Whiskers (Wire Sticking Through the Weld)

Short pieces of unmelted wire poking through the finished weld bead. These are sharp, dangerous, and indicate the wire didn’t fully melt at the end of a weld.

Causes and Fixes

Wire feeds after trigger release. Some wire feeders have a slight delay on shut-off. Fix: Release the trigger a fraction of a second before you reach the end of the bead. This takes practice to time correctly.

Burnback setting too short. Modern machines have an adjustable burnback time that keeps the arc lit briefly after the wire feeder stops. This melts the wire tip cleanly. Fix: Increase the burnback time in the machine settings. Start with the manufacturer’s default and adjust from there.
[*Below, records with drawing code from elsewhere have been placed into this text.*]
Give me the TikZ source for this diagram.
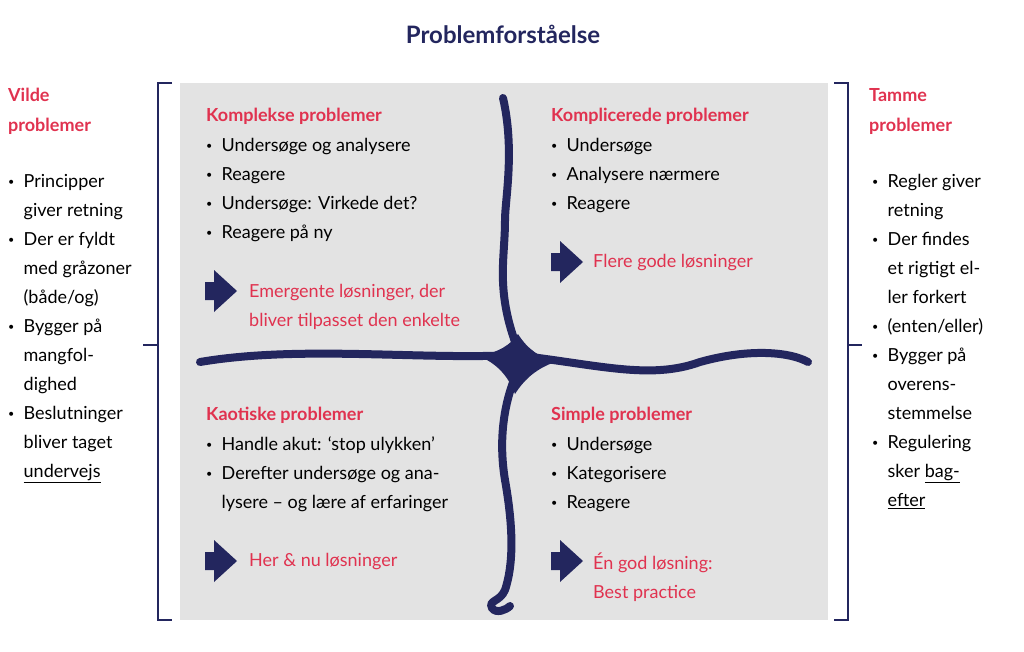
\documentclass[tikz,border=0pt]{standalone}
\usepackage{fontspec}
\setmainfont{Lato}
\definecolor{navy}{HTML}{23265E}
\definecolor{rosered}{HTML}{E0324F}
\definecolor{panel}{HTML}{E3E3E3}
\newcommand{\bl}{\raisebox{0.25ex}{\scalebox{0.6}{\textbullet}}\ \ }
\begin{document}
\begin{tikzpicture}[x=1pt,y=-1pt,
  body/.style={anchor=west,font=\fontsize{18}{29}\selectfont,text=black,align=left,inner sep=0pt},
  head/.style={anchor=west,font=\fontsize{18}{30}\selectfont\bfseries,text=rosered,align=left,inner sep=0pt},
  result/.style={anchor=west,font=\fontsize{18}{29}\selectfont,text=rosered,align=left,inner sep=0pt},
  vein/.style={navy,line width=8pt,line cap=round}]
\path[use as bounding box] (0,0) rectangle (1024,651);
\fill[panel] (180,83) rectangle (828,620);
\node[font=\fontsize{24}{28}\selectfont\bfseries,text=navy] (title) at (503,34) {Problemforståelse};
% brackets
\draw[navy,line width=1.6pt] (172,83) -- (158,83) -- (158,620) -- (172,620);
\draw[navy,line width=1.6pt] (158,345) -- (143,345);
\draw[navy,line width=1.6pt] (834,83) -- (848,83) -- (848,620) -- (834,620);
\draw[navy,line width=1.6pt] (848,345) -- (862,345);
% side texts
\node[head,anchor=north west] (wild) at (8,88) {Vilde\\problemer};
\node[body,anchor=north west] (wildlist) at (8,174) {\bl Principper\\[0pt]\hphantom{\bl}giver retning\\\bl Der er fyldt\\\hphantom{\bl}med gråzoner\\\hphantom{\bl}(både/og)\\\bl Bygger på\\\hphantom{\bl}mangfol-\\\hphantom{\bl}dighed\\\bl Beslutninger\\\hphantom{\bl}bliver taget\\\hphantom{\bl}\underline{undervejs}};
\node[head,anchor=north west] (tame) at (869,88) {Tamme\\problemer};
\node[body,anchor=north west] (tamelist) at (872,174) {\bl Regler giver\\\hphantom{\bl}retning\\\bl Der findes\\\hphantom{\bl}et rigtigt el-\\\hphantom{\bl}ler forkert\\\bl (enten/eller)\\\bl Bygger på\\\hphantom{\bl}overens-\\\hphantom{\bl}stemmelse\\\bl Regulering\\\hphantom{\bl}sker \underline{bag-}\\\hphantom{\bl}\underline{efter}};
% curves
\draw[vein] (200,362) .. controls (300,345) and (420,360) .. (515,355)
  .. controls (600,365) and (650,380) .. (700,362) .. controls (750,348) and (790,352) .. (808,362);
\draw[vein] (503,98) .. controls (515,150) and (505,200) .. (505,220)
  .. controls (505,260) and (495,290) .. (518,350);
\draw[vein] (518,370) .. controls (500,410) and (500,450) .. (505,480)
  .. controls (512,520) and (515,560) .. (505,590) .. controls (500,602) and (488,600) .. (492,608) .. controls (496,614) and (506,610) .. (510,606);
\fill[navy] (478,356) .. controls (500,352) and (510,345) .. (518,334)
  .. controls (528,350) and (540,357) .. (555,362)
  .. controls (538,368) and (525,378) .. (515,394)
  .. controls (508,375) and (495,362) .. (478,356) -- cycle;
% quadrants
\node[head] (kompleks) at (206,116) {Komplekse problemer};
\node[body,anchor=north west] (komplekslist) at (206,138) {\bl Undersøge og analysere\\\bl Reagere\\\bl Undersøge: Virkede det?\\\bl Reagere på ny};
\node[result,anchor=north west] (komplekres) at (249,284) {Emergente løsninger, der\\bliver tilpasset den enkelte};
\node[head] (komplic) at (551,116) {Komplicerede problemer};
\node[body,anchor=north west] (kompliclist) at (551,138) {\bl Undersøge\\\bl Analysere nærmere\\\bl Reagere};
\node[result] (komplicres) at (593,263) {Flere gode løsninger};
\node[head] (kaos) at (206,415) {Kaotiske problemer};
\node[body,anchor=north west] (kaoslist) at (206,437) {\bl Handle akut: ‘stop ulykken’\\\bl Derefter undersøge og ana-\\\hphantom{\bl}lysere – og lære af erfaringer};
\node[result] (kaosres) at (249,562) {Her \& nu løsninger};
\node[head] (simple) at (551,415) {Simple problemer};
\node[body,anchor=north west] (simplelist) at (551,437) {\bl Undersøge\\\bl Kategorisere\\\bl Reagere};
\node[result,anchor=north west] (simpleres) at (593,553) {Én god løsning:\\Best practice};
% arrows
\foreach \ax/\ay in {205/291,551/262,205/561,551/561}{
  \fill[navy] (\ax,\ay-9) -- (\ax+9,\ay-9) -- (\ax+9,\ay-21) -- (\ax+32,\ay) -- (\ax+9,\ay+21) -- (\ax+9,\ay+9) -- (\ax,\ay+9) -- cycle;
}
\end{tikzpicture}
\end{document}
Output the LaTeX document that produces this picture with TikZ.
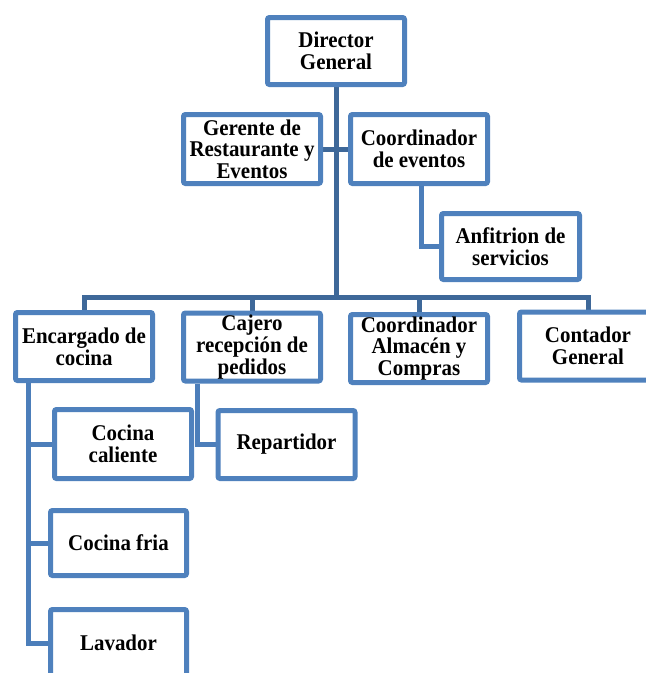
\documentclass[tikz,border=0pt]{standalone}
\usepackage{fontspec}
\setmainfont[FakeStretch=0.93]{Liberation Serif}
\usetikzlibrary{backgrounds}
\definecolor{boxblue}{RGB}{79,129,189}
\definecolor{linkdark}{RGB}{62,104,153}
\definecolor{linklight}{RGB}{76,126,186}
\tikzset{
  orgbox/.style={draw=boxblue, line width=5pt, fill=white, rounded corners=2pt,
    align=center, inner sep=0pt, minimum width=137pt, minimum height=68pt,
    font=\fontsize{22.5pt}{21.6pt}\selectfont\bfseries},
  toplink/.style={draw=linkdark, line width=5pt},
  sublink/.style={draw=linklight, line width=5pt},
}
\begin{document}
\begin{tikzpicture}[x=1pt, y=-1pt]
\useasboundingbox (0,0) rectangle (646,673);

% top level
\node[orgbox, minimum height=67pt] (dir) at (336,51) {Director\\General};
\node[orgbox, minimum height=69pt] (ger) at (252,149) {Gerente de\\Restaurante y\\Eventos};
\node[orgbox, minimum height=69pt] (coe) at (419,149) {Coordinador\\de eventos};
\node[orgbox, minimum width=138pt, minimum height=66pt] (anf) at (510.5,246.5) {Anfitrion de\\servicios};

% second row
\node[orgbox] (enc) at (84,346.5) {Encargado de\\cocina};
\node[orgbox] (caj) at (252,347) {Cajero\\recepción de\\pedidos};
\node[orgbox] (alm) at (419,348.5) {Coordinador\\Almacén y\\Compras};
\node[orgbox] (con) at (588,346) {Contador\\General};

% kitchen and delivery staff
\node[orgbox, minimum height=69pt] (coc) at (123,444) {Cocina\\caliente};
\node[orgbox] (rep) at (286.5,444.5) {Repartidor};
\node[orgbox, minimum width=136pt, minimum height=65pt] (fri) at (118.5,543) {Cocina fria};
\node[orgbox, minimum width=136pt, minimum height=67pt] (lav) at (118.5,643) {Lavador};

% bus line feeding the second row
\coordinate (busL) at (84,297);
\coordinate (busR) at (588,297);

\begin{scope}[on background layer]
  \draw[toplink] (dir.south) -- (dir.south |- busL);
  \draw[toplink] (ger.east) -- (coe.west);
  \draw[toplink, line cap=rect] (busL) -- (busR);
  \draw[toplink] (busL) -- (enc.north);
  \draw[toplink] (caj.north |- busL) -- (caj.north);
  \draw[toplink] (alm.north |- busL) -- (alm.north);
  \draw[toplink] (busR) -- (con.north);
  \draw[sublink] ([xshift=2pt]coe.south) |- (anf.west);
  \draw[sublink] ([xshift=-56pt]enc.south) |- (coc.west);
  \draw[sublink] ([xshift=-56pt]enc.south) |- (fri.west);
  \draw[sublink] ([xshift=-56pt]enc.south) |- (lav.west);
  \draw[sublink] ([xshift=-55pt]caj.south) |- (rep.west);
\end{scope}
\end{tikzpicture}
\end{document}
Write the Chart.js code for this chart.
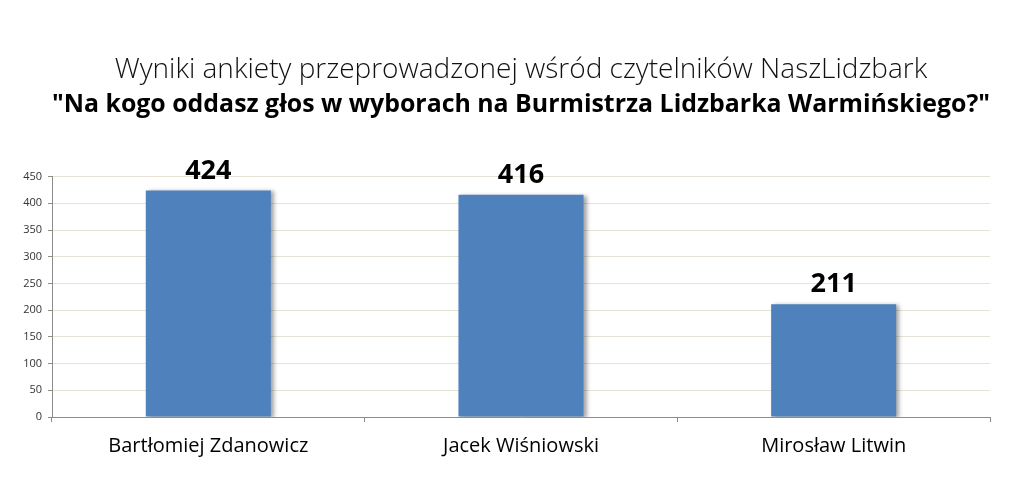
<!DOCTYPE html>
<html>
<head>
<meta charset="utf-8">
<script src="https://cdn.jsdelivr.net/npm/chart.js@4.4.0/dist/chart.umd.min.js"></script>
<style>
  html, body { margin: 0; padding: 0; background: #fff; }
  #wrap { width: 1024px; height: 490px; }
</style>
</head>
<body>
<div id="wrap"><canvas id="chart"></canvas></div>
<script>
const candidates = ['Bartłomiej Zdanowicz', 'Jacek Wiśniowski', 'Mirosław Litwin']
const votes = [424, 416, 211]
const titleText = 'Wyniki ankiety przeprowadzonej wśród czytelników NaszLidzbark'
const subtitleText = '"Na kogo oddasz głos w wyborach na Burmistrza Lidzbarka Warmińskiego?"'

const fontFamily = '"Open Sans", Lato, sans-serif'

// value labels above bars + soft shadow on right side
const barExtras = {
    id: 'barExtras',
    beforeDatasetsDraw(chart) {
        const ctx = chart.ctx
        ctx.save()
        ctx.shadowColor = 'rgba(0,0,0,0.35)'
        ctx.shadowBlur = 4
        ctx.shadowOffsetX = 3
        ctx.shadowOffsetY = 1
    },
    afterDatasetsDraw(chart) {
        const ctx = chart.ctx
        ctx.restore()
        const meta = chart.getDatasetMeta(0)
        ctx.save()
        ctx.font = 'bold 27px ' + fontFamily
        ctx.fillStyle = '#000'
        ctx.textAlign = 'center'
        ctx.textBaseline = 'bottom'
        meta.data.forEach((bar, i) => {
            ctx.fillText(String(votes[i]), bar.x, bar.y - 6)
        })
        ctx.restore()
    }
}

new Chart(document.getElementById('chart').getContext('2d'), {
    type: 'bar',
    data: {
        labels: candidates,
        datasets: [{
            data: votes,
            backgroundColor: '#4F81BD',
            borderWidth: 0,
            barPercentage: 0.4,
            categoryPercentage: 1
        }]
    },
    options: {
        responsive: true,
        maintainAspectRatio: false,
        animation: false,
        layout: { padding: { left: 0, right: 34, top: 0, bottom: 20 } },
        plugins: {
            legend: { display: false },
            tooltip: { enabled: false },
            // fullSize false -> titles centred over the plot, not the canvas
            title: {
                display: true,
                fullSize: false,
                text: titleText,
                color: '#111',
                font: { family: fontFamily, size: 28, weight: '300' },
                padding: { top: 53, bottom: 3 }
            },
            subtitle: {
                display: true,
                fullSize: false,
                text: subtitleText,
                color: '#000',
                font: { family: fontFamily, size: 25, weight: 'bold' },
                padding: { top: 0, bottom: 57 }
            }
        },
        scales: {
            x: {
                grid: { offset: true, drawOnChartArea: false, tickLength: 5, color: '#8c8c8c' },
                border: { color: '#8c8c8c' },
                ticks: { color: '#000', padding: 12, font: { family: fontFamily, size: 20 } }
            },
            y: {
                min: 0,
                max: 450,
                afterFit(scale) { scale.width = 52 },
                grid: { color: '#e6e2d6', tickLength: 4, tickColor: '#8c8c8c' },
                border: { color: '#8c8c8c' },
                ticks: { stepSize: 50, color: '#333', padding: 6, font: { family: fontFamily, size: 11 } }
            }
        }
    },
    plugins: [barExtras]
})
</script>
</body>
</html>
Pulling off the joint too fast. If you whip the gun away at the end of a bead, the wire can stick out before it melts. Fix: Hold the gun in position for a half-second after releasing the trigger to let the burnback do its job.

Systematic Troubleshooting Approach

When a weld doesn’t look right, resist the urge to randomly twist knobs. Use this sequence:

  1. Check consumables first. Contact tip, nozzle, liner, drive rolls. These are cheap and wear out constantly. Replace anything questionable.
  2. Verify gas. Check flow rate at the nozzle with a flow meter (not just the regulator gauge). Look for leaks. Confirm the right gas type.
  3. Clean the joint. Grind to bright metal. Wipe with acetone. Eliminate contamination as a variable.
  4. Check settings. Compare your voltage and wire speed to recommended charts for the material thickness. Start at the low end and adjust up.
  5. Evaluate technique. Travel speed, gun angle, stick-out, and work angle all affect weld quality. Run a bead on scrap with deliberate focus on each variable.
  6. Run a test bead. Change one variable at a time. Run a test bead. Evaluate. Repeat.

Most problems trace back to steps 1-3. Worn consumables and contamination cause more shop grief than settings or technique combined. Build a habit of replacing contact tips and cleaning nozzles before they cause problems, and half your troubleshooting work disappears.